Время от времени кажется, что как бы смерть присутствует на этом громадном историческом кладбище, чтобы увеличить число могил и костей. Часто начинают свирепствовать разные болезни: холера, чума или оспа, и косить население кочевий. Приходят также эпидемии скота: чума, инфекционное воспаление лёгких, слюнявая болезнь Тысячами падают быки, кони и овцы, начинает неистовствовать голод, а за ним идёт смерть и собирает свой мрачный урожай.
Первичные формы жизни, первичные права, первобытная психология и равнодушие Российского Правительства помогали ей, и ничем не стесняемая смерть мчалась и косила человеческое начало, как острая крестьянская коса режет сочную и буйную траву.
Никто не удивляется, никто не протестует и не борется со смертью, потому что возвела она здесь повсюду свои извечные следы. Степняки рождаются среди могил, матери усыпляют детей сказками о смерти, отцы воспитывают своих сыновей рассказами об умерших и убитых богатырях.
Каждая скала, каждое ущелье, каждое озеро или русло высохшей степной реки, имеют свою историю, кровавую, мрачную, заканчивающуюся смертью…
О ней говорят тысячи дольменов, тянущихся непрерывной полосой от устья Маны вплоть до Саян и Большого Алтая.
Здесь, под этими уже исчезающими курганами и монолитами из красного песчаника, погребены целые цивилизации, племена и народы, о которых остались только слабые и неясные воспоминания.

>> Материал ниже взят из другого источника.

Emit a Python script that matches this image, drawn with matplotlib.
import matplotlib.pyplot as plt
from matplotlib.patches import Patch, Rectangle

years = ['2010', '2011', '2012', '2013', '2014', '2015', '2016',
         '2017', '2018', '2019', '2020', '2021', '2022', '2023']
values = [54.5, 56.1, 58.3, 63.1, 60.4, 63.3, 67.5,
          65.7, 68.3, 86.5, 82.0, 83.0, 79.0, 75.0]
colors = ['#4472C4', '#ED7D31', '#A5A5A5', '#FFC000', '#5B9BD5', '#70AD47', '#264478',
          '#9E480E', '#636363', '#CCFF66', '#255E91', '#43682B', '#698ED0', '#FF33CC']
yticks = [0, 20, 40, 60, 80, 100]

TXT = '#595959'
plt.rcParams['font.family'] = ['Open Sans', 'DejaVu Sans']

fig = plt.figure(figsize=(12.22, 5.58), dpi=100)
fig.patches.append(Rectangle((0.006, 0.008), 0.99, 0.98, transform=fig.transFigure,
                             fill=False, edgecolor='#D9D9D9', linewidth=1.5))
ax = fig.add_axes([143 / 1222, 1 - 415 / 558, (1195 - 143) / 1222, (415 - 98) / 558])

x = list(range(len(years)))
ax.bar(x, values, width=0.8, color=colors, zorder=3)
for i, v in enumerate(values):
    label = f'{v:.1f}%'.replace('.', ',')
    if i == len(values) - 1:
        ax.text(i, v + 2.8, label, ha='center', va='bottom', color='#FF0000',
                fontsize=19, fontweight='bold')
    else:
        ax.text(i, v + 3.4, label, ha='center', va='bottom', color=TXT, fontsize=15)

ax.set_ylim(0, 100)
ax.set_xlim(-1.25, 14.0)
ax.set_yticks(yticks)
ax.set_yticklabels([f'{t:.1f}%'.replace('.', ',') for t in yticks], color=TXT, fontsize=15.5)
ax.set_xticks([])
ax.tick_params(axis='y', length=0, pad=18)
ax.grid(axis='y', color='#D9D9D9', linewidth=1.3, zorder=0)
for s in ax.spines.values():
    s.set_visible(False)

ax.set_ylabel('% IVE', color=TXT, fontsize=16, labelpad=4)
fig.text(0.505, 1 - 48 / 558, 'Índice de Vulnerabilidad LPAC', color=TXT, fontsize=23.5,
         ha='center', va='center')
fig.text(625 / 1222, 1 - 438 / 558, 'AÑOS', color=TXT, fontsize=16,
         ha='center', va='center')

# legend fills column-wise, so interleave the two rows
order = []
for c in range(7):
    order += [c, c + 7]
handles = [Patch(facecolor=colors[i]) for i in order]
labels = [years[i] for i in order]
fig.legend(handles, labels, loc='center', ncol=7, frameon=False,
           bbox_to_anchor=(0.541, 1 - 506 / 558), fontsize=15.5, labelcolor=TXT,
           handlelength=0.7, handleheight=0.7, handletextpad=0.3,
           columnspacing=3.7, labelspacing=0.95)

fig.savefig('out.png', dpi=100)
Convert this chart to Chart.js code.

Каменные, отесанные начерно монументы, едва заметные среди травы и скал руины неизвестных городов, о судьбах которых уже никто и никогда не узнает — все это говорит, вопиет, кричит отчаянным голосом о смерти, только о смерти.
Перед мировой войной начала медленно продвигаться вперёд через эти степи европейская культура.
Появились врачи, ветеринарная помощь, промышленные предприятия, современная торговля скотом, породистые кони и бараны, проекты железной дороги, шоссе и курорты.
Но прошла война и увлекла за собой вольных сынов степей, а их смерть среди чужих, не понятных для них условий, видели Карпаты и восточная Пруссия.
Вернулись ли они в свои родные степи, и увидели ли ещё раз старые дольмены предков?
Пожалуй, нет!..
Потом пришел кровавый преступный большевизм…
Я видел его следы в 1920-м году, когда, уходя от большевиков, ещё раз пробежал этот край могил и смерти с севера на юг.
Видел культурные опытные станции, где породистым коням до колен отрубали ноги, а мериносов резали для питания пьяных советских солдат.
Я ехал степями, где в течение веков паслись миллионы голов скота и коней. Теперь там — пустыня! Татары ушли на юг, пересекли монгольскую границу, убегая от преступных советских властей; трава была сожжена с помощью умышленных степных пожаров, или оказалась съеденной саранчой.
Целые тучи саранчи носились над степями, в поисках пропитания. Когда я ехал между Батени и Чёрным озером, колеса моего возка оставляли мокрый след на высохшей, убитой, потрескавшейся от жары земле. Это была раздавленная саранча, миллиарды этих насекомых, покрывающих как инеем всю степь.
Кара Божия?.. Проклятье Абук-хана?.. Месть обиженных и оскорбленных теней, великих вождей, умерших в далекие времена народов?
Я всюду встречал трупы татар, убитых большевиками, кости съеденных татарских баранов и коров.
В нескольких местах дорога была усыпана трупами, как рамкой. Дорога, которой проходили банды советских партизан-украинцев с Танну-Ола и западных отрогов Алтая.
На Черном озере, где я некогда жил с профессором и с беглецами из российских тюрем, увидел сожженные постройки фабрики соли и развалины жилых домов. Осталась только маленькая халупа, где жил сторож с семьей — люди голодные и больные, ожидающие смерти, которая должна там появиться.
Как символ этой безнадёжной мрачной жизни, на вершине горы, на фоне весеннего неба, бросался мне в глаза тёмный силуэт волка.
Он стоял неподвижно, как статуя из бронзы.
Внезапно он поднял голову, вытянул шею и завыл.
Выл протяжно, тоскливо и угрожающе, как бы призывая смерть, погибель, забытье… Где же ты, моя молодость? Где же твои мысли и идеалы? Или же всё-таки что-то я ожидал от жизни и цивилизации, когда бродя среди дольменов, слушал предания о старых, давно минувших временах и думал, как пройдут сюда большие познания и культура, и спасёт эти умирающие племена от погибели. Разве такие картины хотел увидеть я в будущем, когда для лучшей судьбы этой безбрежной и умиляющей своей непосредственностью земли, я работал скромно, как мог и умел, для прогресса и счастья человечества?